As The Admiral told Complex’s Zach Frydenlund (h/t Bleacher Report):
“It takes time, you look at what happened with LeBron, Wade, and Bosh. It took them a year or two to get their legs underneath them and figure things out and even then that run was relatively short,” he mentioned. “So if you’re able to put together a team like this, you’re generally going to have a short window because you can’t pay all those guys to keep them together. There’s the short window that’s going to end relatively quickly and it’s not as easy as going out to play.”
Robinson makes two valid points, the first of which is that there will be a learning curve in Oakland. On paper, Stephen Curry, Kevin Durant, Draymond Green and Klay Thompson just fit. But formations of this magnitude take time to gel. Each of the Warriors’ key pieces must learn how to play off one another.
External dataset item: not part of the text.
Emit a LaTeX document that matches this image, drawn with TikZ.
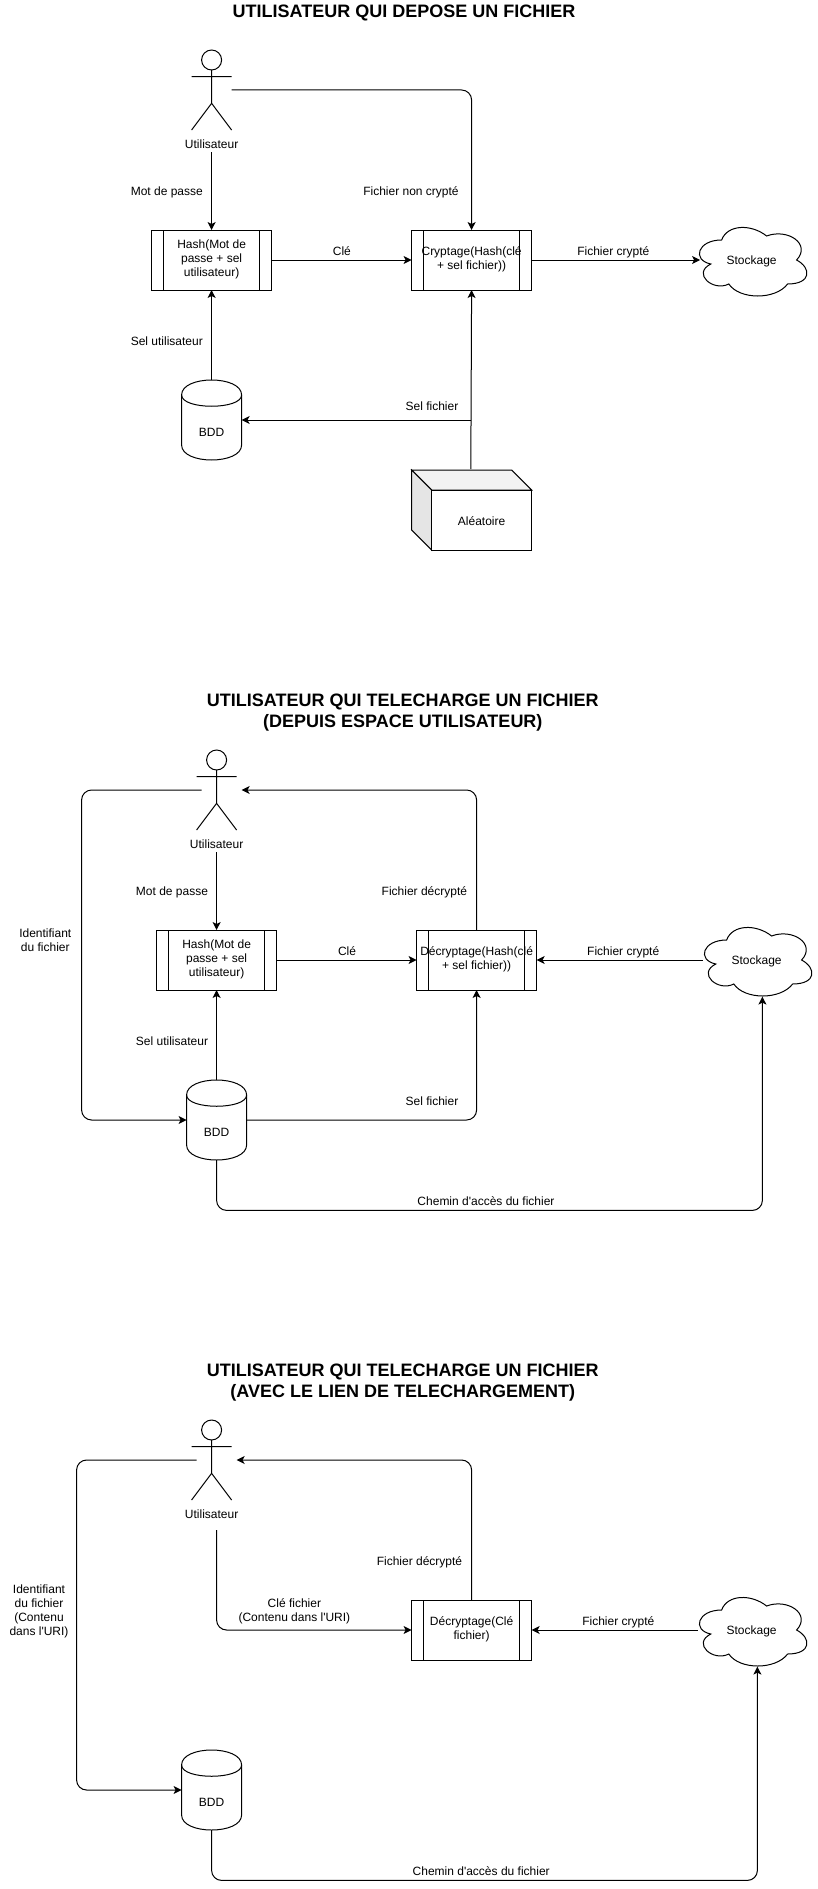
\documentclass[tikz,border=0pt]{standalone}
\usepackage{fontspec}
\setmainfont{Liberation Sans}
\usetikzlibrary{arrows.meta,calc}
\definecolor{ink}{HTML}{000000}
\definecolor{cubetop}{HTML}{F2F2F2}
\definecolor{cubeside}{HTML}{E5E5E5}
\begin{document}
\begin{tikzpicture}[
  x=1pt,y=-1pt,
  >={Stealth[length=8pt,width=8pt,inset=2pt]},draw=ink,text=ink,line width=1pt,
  lab/.style={font=\fontsize{12}{14}\selectfont,align=center,inner sep=0pt,
    execute at begin node={\rule[-3pt]{0pt}{14pt}},execute at end node={\rule[-3pt]{0pt}{14pt}}},
  flow/.style={lab,yshift=-1pt},
  heading/.style={font=\fontsize{18}{21}\selectfont\bfseries,align=center,inner sep=0pt},
  proc/.style={lab,draw,fill=white,outer sep=0pt,minimum width=120pt,minimum height=60pt,
    path picture={
      \draw ([xshift=12pt]path picture bounding box.north west) -- ([xshift=12pt]path picture bounding box.south west);
      \draw ([xshift=-12pt]path picture bounding box.north east) -- ([xshift=-12pt]path picture bounding box.south east);
    }},
  personpic/.pic={
    \draw (0,-30) circle [radius=10pt];
    \draw (0,-20) -- (0,13.3) (-20,-13.3) -- (20,-13.3) (-20,40) -- (0,13.3) -- (20,40);
    \node[lab,minimum height=14pt] (-lab) at (0,54.7) {Utilisateur};
  },
  dbpic/.pic={
    \node[inner sep=0pt,outer sep=0pt,minimum width=60pt,minimum height=80pt] (-box) at (0,0) {};
    \draw[fill=white] (-30,-25) .. controls (-30,-45) and (30,-45) .. (30,-25) -- (30,25)
      .. controls (30,45) and (-30,45) .. (-30,25) -- cycle;
    \draw (-30,-25) .. controls (-30,-10) and (30,-10) .. (30,-25);
    \node[lab] (-lab) at (0,12.5) {BDD};
  },
  cloudpic/.pic={
    \draw[fill=white,shift={(-60,-40)}] (30,20) .. controls (6,20) and (0,40) .. (19.2,44)
      .. controls (0,53.6) and (21.6,72) .. (37.2,64)
      .. controls (48,80) and (84,80) .. (96,64)
      .. controls (120,64) and (120,48) .. (105,40)
      .. controls (120,24) and (96,8) .. (75,16)
      .. controls (60,4) and (36,4) .. (30,20) -- cycle;
    \node[lab,minimum width=107pt,minimum height=70pt] (-box) at (0,0) {Stockage};
    \coordinate (-foot) at (5.8,36.6);
  },
  cubepic/.pic={
    \draw[fill=cubetop] (-70,-50) -- (30,-50) -- (50,-30) -- (-50,-30) -- cycle;
    \draw[fill=cubeside] (-70,-50) -- (-50,-30) -- (-50,30) -- (-70,10) -- cycle;
    \draw[fill=white] (-50,-30) rectangle (50,30);
    \node[lab] (-lab) at (0,1) {Al\'eatoire};
  }
]
\useasboundingbox (0,0) rectangle (817,1889);

\node[heading] (title1) at (404,13) {UTILISATEUR QUI DEPOSE UN FICHIER};
\pic (user1) at (211.6,90) {personpic};
\node[proc] (hash1) at (211.6,260) {Hash(Mot de\\passe + sel\\utilisateur)};
\node[proc] (crypt1) at (471.6,260) {Cryptage(Hash(cl\'e\\+ sel fichier))};
\pic (store1) at (751.6,260) {cloudpic};
\pic (db1) at (211.6,420) {dbpic};
\pic (alea1) at (481.6,520) {cubepic};
\coordinate (userout1) at (231.6,90);
\coordinate (aleaout1) at (470.8,469);
\coordinate (saltout1) at (471.3,420);
\draw[->] (user1-lab.south) -- (hash1.north);
\draw[->,rounded corners=10pt] (userout1) -| (crypt1.north);
\draw[->] (hash1.east) -- (crypt1.west);
\draw[->] (crypt1.east) -- ($(store1-box.west)+(2.5,0)$);
\draw[->] (db1-box.north) -- (hash1.south);
\draw[->] (aleaout1) -- (crypt1.south);
\draw[->] (saltout1) -- (db1-box.east);
\node[flow] (pw1) at (166.8,190.6) {Mot de passe};
\node[flow] (plain1) at (411,190.6) {Fichier non crypt\'e};
\node[flow] (key1) at (341.9,250.7) {Cl\'e};
\node[flow] (enc1) at (613.3,250.7) {Fichier crypt\'e};
\node[flow] (usalt1) at (166.8,340.6) {Sel utilisateur};
\node[flow] (fsalt1) at (432,405.7) {Sel fichier};

\node[heading] (title2) at (402.8,712.5) {UTILISATEUR QUI TELECHARGE UN FICHIER\\(DEPUIS ESPACE UTILISATEUR)};
\pic (user2) at (216.6,790) {personpic};
\node[proc] (hash2) at (216.6,960) {Hash(Mot de\\passe + sel\\utilisateur)};
\node[proc] (decrypt2) at (476.6,960) {D\'ecryptage(Hash(cl\'e\\+ sel fichier))};
\pic (store2) at (756.6,960) {cloudpic};
\pic (db2) at (216.6,1120) {dbpic};
\coordinate (userout2) at (201.6,790);
\coordinate (userin2) at (241.6,790);
\coordinate (idbend2) at (81.6,950);
\coordinate (pathbend2) at (486,1210.4);
\draw[->] (user2-lab.south) -- (hash2.north);
\draw[->,rounded corners=10pt] (userout2) -| (idbend2) |- (db2-box.west);
\draw[->,rounded corners=10pt] (decrypt2.north) |- (userin2);
\draw[->] (hash2.east) -- (decrypt2.west);
\draw[->] (store2-box.west) -- (decrypt2.east);
\draw[->] (db2-box.north) -- (hash2.south);
\draw[->,rounded corners=10pt] (db2-box.east) -| (decrypt2.south);
\draw[->,rounded corners=10pt] (db2-box.south) |- (pathbend2) -| (store2-foot);
\node[flow] (pw2) at (172,890.7) {Mot de passe};
\node[flow] (plain2) at (424.4,890.7) {Fichier d\'ecrypt\'e};
\node[flow] (id2) at (45.3,941) {Identifiant\\du fichier};
\node[flow] (key2) at (347,950.7) {Cl\'e};
\node[flow] (enc2) at (623.2,950.7) {Fichier crypt\'e};
\node[flow] (usalt2) at (172,1040.7) {Sel utilisateur};
\node[flow] (fsalt2) at (432,1100.7) {Sel fichier};
\node[flow] (path2) at (486,1200.7) {Chemin d\textquotesingle acc\`es du fichier};

\node[heading] (title3) at (402.8,1382.5) {UTILISATEUR QUI TELECHARGE UN FICHIER\\(AVEC LE LIEN DE TELECHARGEMENT)};
\pic (user3) at (211.6,1460) {personpic};
\node[proc] (decrypt3) at (471.6,1630) {D\'ecryptage(Cl\'e\\fichier)};
\pic (store3) at (751.6,1630) {cloudpic};
\pic (db3) at (211.6,1790) {dbpic};
\coordinate (userout3) at (196.6,1460);
\coordinate (userin3) at (236.6,1460);
\coordinate (keyout3) at (216.6,1530);
\coordinate (idbend3) at (76.6,1620);
\coordinate (pathbend3) at (481,1880.4);
\draw[->,rounded corners=10pt] (userout3) -| (idbend3) |- (db3-box.west);
\draw[->,rounded corners=10pt] (decrypt3.north) |- (userin3);
\draw[->,rounded corners=10pt] (keyout3) |- (decrypt3.west);
\draw[->] (store3-box.west) -- (decrypt3.east);
\draw[->,rounded corners=10pt] (db3-box.south) |- (pathbend3) -| (store3-foot);
\node[flow] (plain3) at (419.5,1560.7) {Fichier d\'ecrypt\'e};
\node[flow] (id3) at (39,1610.8) {Identifiant\\du fichier\\(Contenu\\dans l\textquotesingle URI)};
\node[flow] (key3) at (294.4,1610.7) {Cl\'e fichier\\(Contenu dans l\textquotesingle URI)};
\node[flow] (enc3) at (618.3,1620.9) {Fichier crypt\'e};
\node[flow] (path3) at (481.2,1870.8) {Chemin d\textquotesingle acc\`es du fichier};
\end{tikzpicture}
\end{document}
The team may hit its stride at some point next season, but in all likelihood, it won’t be right away.
The second point from Robinson is that Golden State’s title window is not forever. It may not even be open long enough to forge a dynasty. It sounds crazy to say now, before the Core Four has even played a game together, but it’s the truth.
Assuming Curry signs a five-year super max next summer and Durant puts pen to paper on a four-year deal, both of which we’ll presume have player options before the final season, the Warriors won’t have to worry about re-signing any of their Core Four for two years.
After two years, in 2019, Thompson will be a free agent. And then Green is slated for free agency in 2020. And then Durant would, theoretically, be able to hit the open market in 2021. He would be followed by Curry in 2022. So keeping this band together beyond, say, 2019 is going to get hella expensive, and that’s with all of these guys entering or firmly entrenched in the back end of their primes. This is also before factoring in contracts for supporting role players.
This isn’t meant to be some hyperbolic death knell for the Warriors’ future. Robinson’s point is unsettling, but it’s legitimate: Golden State’s infrastructure is not forever.